The movie I'm referencing is obviously 50 Shades of Grey. I have not read the books or seen the movie. This is not a review of either. But I do know the storyline (as told to me by readers and legitimate reviewers) and have sat through numerous trailers and interviews. This story glamorizes and romanticizes sexual violence and male domination ... and full-throttle narcissism. The happy ending suggests that a sexually damaged man can be healed through the love of a submissive participant in his sexual violence and domination. By writing her as a willing participant, the submissive woman's victimization is denied. The director even goes so far as to claim she is empowered. And as a society we are "buying" the lie that is being "sold" to us. How can so many WOMEN be buying this and selling it to other women???? I am so disheartened by the reality that women are going to be lining up to see this movie by the millions.

Perhaps, sadly, one has to have been a victim or know victims personally to realize how dangerous this lie is, but I wish some of you would wake up and believe those of us who know the truth.

This film may not result in your life being destroyed, but does it matter to you that it WILL result in someone else's life being ravaged and destroyed? Can you live comfortably with the reality that there will be young women who buy into this lie and submit to a violent man in the hope that her love and submission will ultimately heal and change him? Because THAT is the harsh reality and the truth. Is your 80 minutes of entertainment more important to you than that reality? Are you comfortable with your financial support of this message? Would you want someone important to you to be influenced by this message? And if so, shouldn't all women -- their safety and dignity -- be important to you?
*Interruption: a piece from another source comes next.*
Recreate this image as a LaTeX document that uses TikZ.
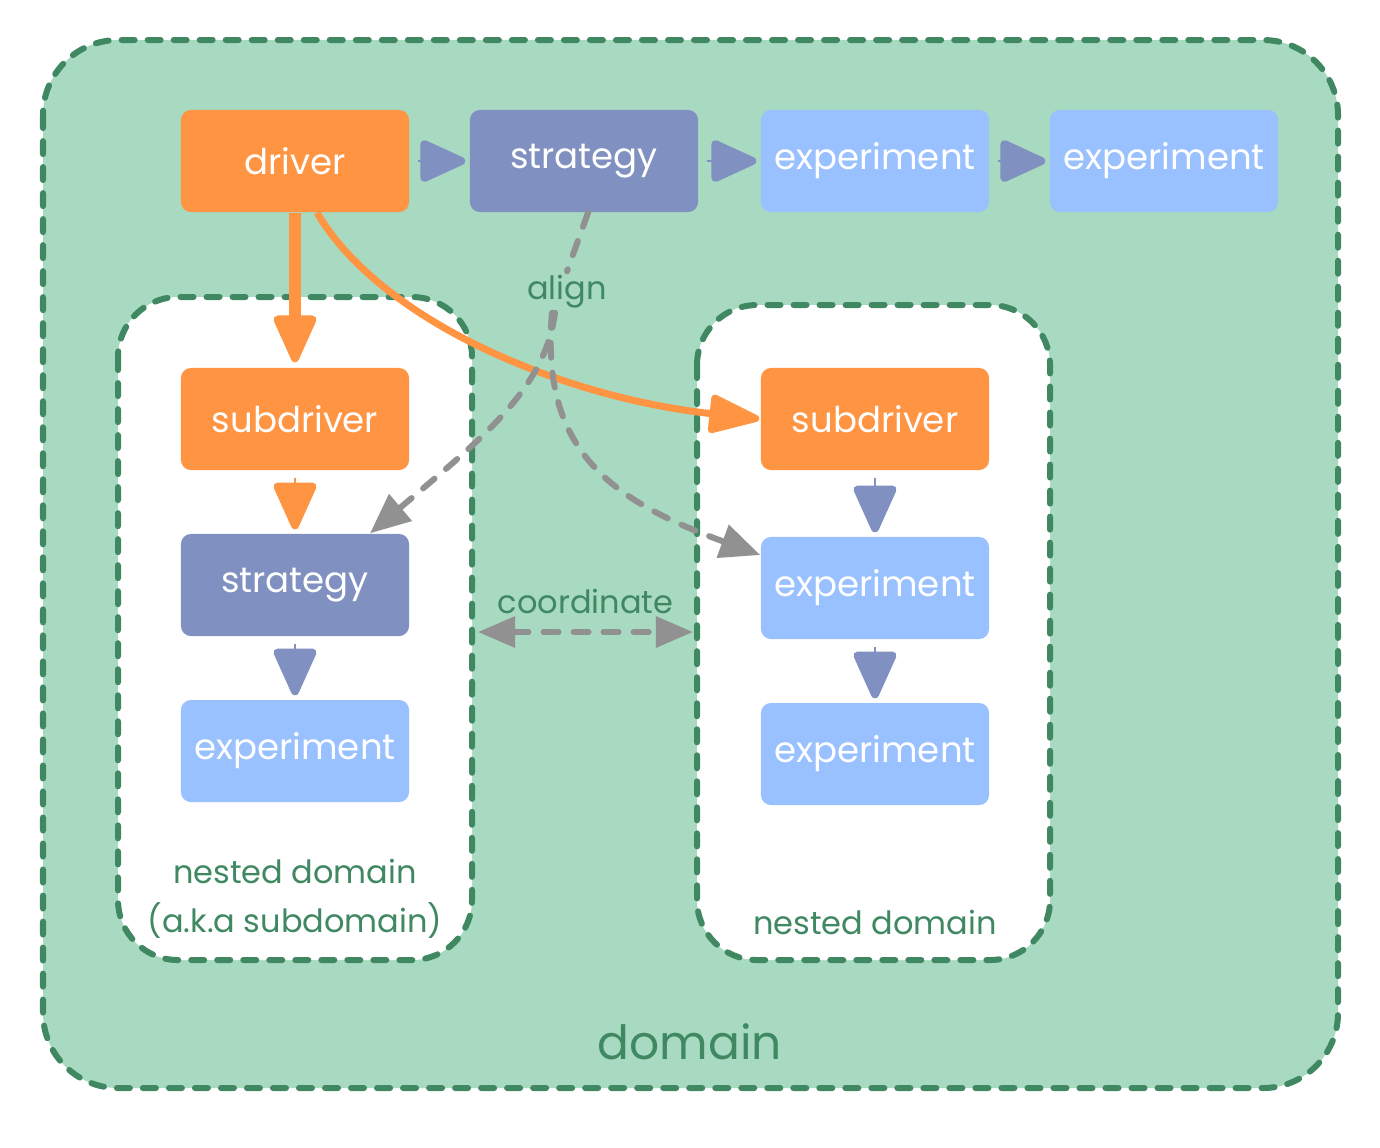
\documentclass[tikz,border=0pt]{standalone}
\usepackage{fontspec}
\setmainfont{Poppins}
\usetikzlibrary{arrows.meta}
\definecolor{domfill}{HTML}{A8D9C1}
\definecolor{domline}{HTML}{3F8862}
\definecolor{orng}{HTML}{FF9442}
\definecolor{stratc}{HTML}{8090C0}
\definecolor{expc}{HTML}{99C0FF}
\definecolor{grayc}{HTML}{919191}
\newcommand\boxfont{\fontsize{10.1}{12}\selectfont}
\newcommand\lblfont{\fontsize{9.1}{11}\selectfont}
\newcommand\domfont{\fontsize{13.4}{16}\selectfont}
\begin{document}
\begin{tikzpicture}[x=0.01cm,y=-0.01cm,
  box/.style={rounded corners=0.1cm, minimum width=2.28cm, minimum height=1.02cm, text=white, font=\boxfont, inner sep=0pt},
  drv/.style={box, fill=orng},
  stg/.style={box, fill=stratc},
  exb/.style={box, fill=expc},
  dashbord/.style={draw=domline, line width=0.06cm, dash pattern=on 0.13cm off 0.13cm, line cap=round},
  lbl/.style={text=domline, font=\lblfont, inner sep=1pt},
  bigtip/.style={-{Triangle[length=0.53cm,width=0.45cm,round,line width=0.08cm]}},
  sidetip/.style={-{Triangle[length=0.51cm,width=0.44cm,round,line width=0.08cm]}},
  flow/.style={line width=0.02cm, shorten <=0.07cm, shorten >=0.04cm, bigtip},
  grayedge/.style={draw=grayc, line width=0.06cm, line cap=round, dash pattern=on 0.15cm off 0.15cm},
  graytip/.style={-{Triangle[length=0.4cm,width=0.34cm]}},
]
\useasboundingbox (0,0) rectangle (1380,1147);
% outer domain
\path[dashbord, fill=domfill, rounded corners=0.75cm] (43,40) rectangle (1338,1088);
\node[text=domline, font=\domfont] (domlbl) at (690,1042) {domain};
% nested domains
\path[dashbord, fill=white, rounded corners=0.6cm] (118,297) rectangle (472,960);
\path[dashbord, fill=white, rounded corners=0.6cm] (697,305) rectangle (1050,960);
\node[lbl, align=center] (nd1lbl) at (295,899) {nested domain\\[3pt](a.k.a subdomain)};
\node[lbl] (nd2lbl) at (875,922) {nested domain};
% nodes
\node[drv] (driver) at (295,161) {driver};
\node[stg] (st0) at (584,161) {strategy};
\node[exb] (ex0) at (875,161) {experiment};
\node[exb] (ex00) at (1164,161) {experiment};
\node[drv] (sd1) at (295,419) {subdriver};
\node[stg] (st1) at (295,585) {strategy};
\node[exb] (ex1) at (295,751) {experiment};
\node[drv] (sd2) at (875,419) {subdriver};
\node[exb] (ex2) at (875,588) {experiment};
\node[exb] (ex3) at (875,754) {experiment};
% top row
\draw[flow, stratc, sidetip, shorten <=0.08cm] (driver) -- (st0);
\draw[flow, stratc, sidetip, shorten <=0.08cm] (st0) -- (ex0);
\draw[flow, stratc, sidetip, shorten <=0.08cm] (ex0) -- (ex00);
% left column
\draw[orng, line width=0.12cm, shorten >=0.05cm, bigtip] (driver) -- (sd1);
\draw[flow, orng] (sd1) -- (st1);
\draw[flow, stratc] (st1) -- (ex1);
% right column
\draw[flow, stratc] (sd2) -- (ex2);
\draw[flow, stratc] (ex2) -- (ex3);
% curved driver -> subdriver
\draw[orng, line width=0.07cm, shorten >=0.01cm, -{Triangle[length=0.57cm,width=0.4cm,round,line width=0.07cm]}]
  ([xshift=0.22cm]driver.south) .. controls (380,320) and (560,397) .. (sd2.west);
% align
\node[lbl] (align) at (567,292) {align};
\draw[grayedge] ([xshift=0.04cm]st0.south) -- (align.north);
\draw[grayedge, graytip] ([xshift=-0.12cm]align.south) .. controls (545,390) and (480,440) .. ([xshift=0.75cm]st1.north);
\draw[grayedge, graytip] ([xshift=-0.15cm]align.south) .. controls (540,450) and (610,500) .. ([yshift=0.33cm]ex2.west);
% coordinate
\coordinate (cl) at (478,632);
\coordinate (cr) at (693,632);
\draw[grayedge, {Triangle[length=0.37cm,width=0.3cm]}-{Triangle[length=0.37cm,width=0.3cm]}] (cl) -- node[lbl, above=0.12cm] (coordlbl) {coordinate} (cr);
\end{tikzpicture}
\end{document}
My questions are intentionally blunt and direct. I'm hoping to encourage as many of you as I can to boycott this movie even if you are dying to see it. Why? Because I long for our values and principles and concern for the suffering of others to trump entertainment value and escapism ... and the narcissism of making our entertainment and gratification the highest priority in our choices. Please donate the money you would spend on theater tickets to a women's shelter, because that's where women like Anastasia end up in real life.

The following excerpt is taken from The Guardian:

"Men like Christian Grey are never loved out of battery and brutality; they just keep getting more drunk on their power over women. Battered women's shelters and graveyards are full of women who had the misfortune to meet a Christian Grey.
 
Fifty Shades glamourised and eroticised violence against women and rebranded it as romance. No doubt the film version will do the same, because a film with a happy ending always makes for a good "chick flick". Films that tell the truth about sexual sadists like Christian Grey – films where we see broken bones, black eyes, funerals and motherless, traumatised children – don't seem to generate the same profits. One of the last things Stella says to serial killer Paul [ in  The Fall ] should be said to all those who have already profited from Fifty Shades, the book, and who stand to profit from the film:

"You try to dignify what you do, but it is misogyny. Age-old male violence against women."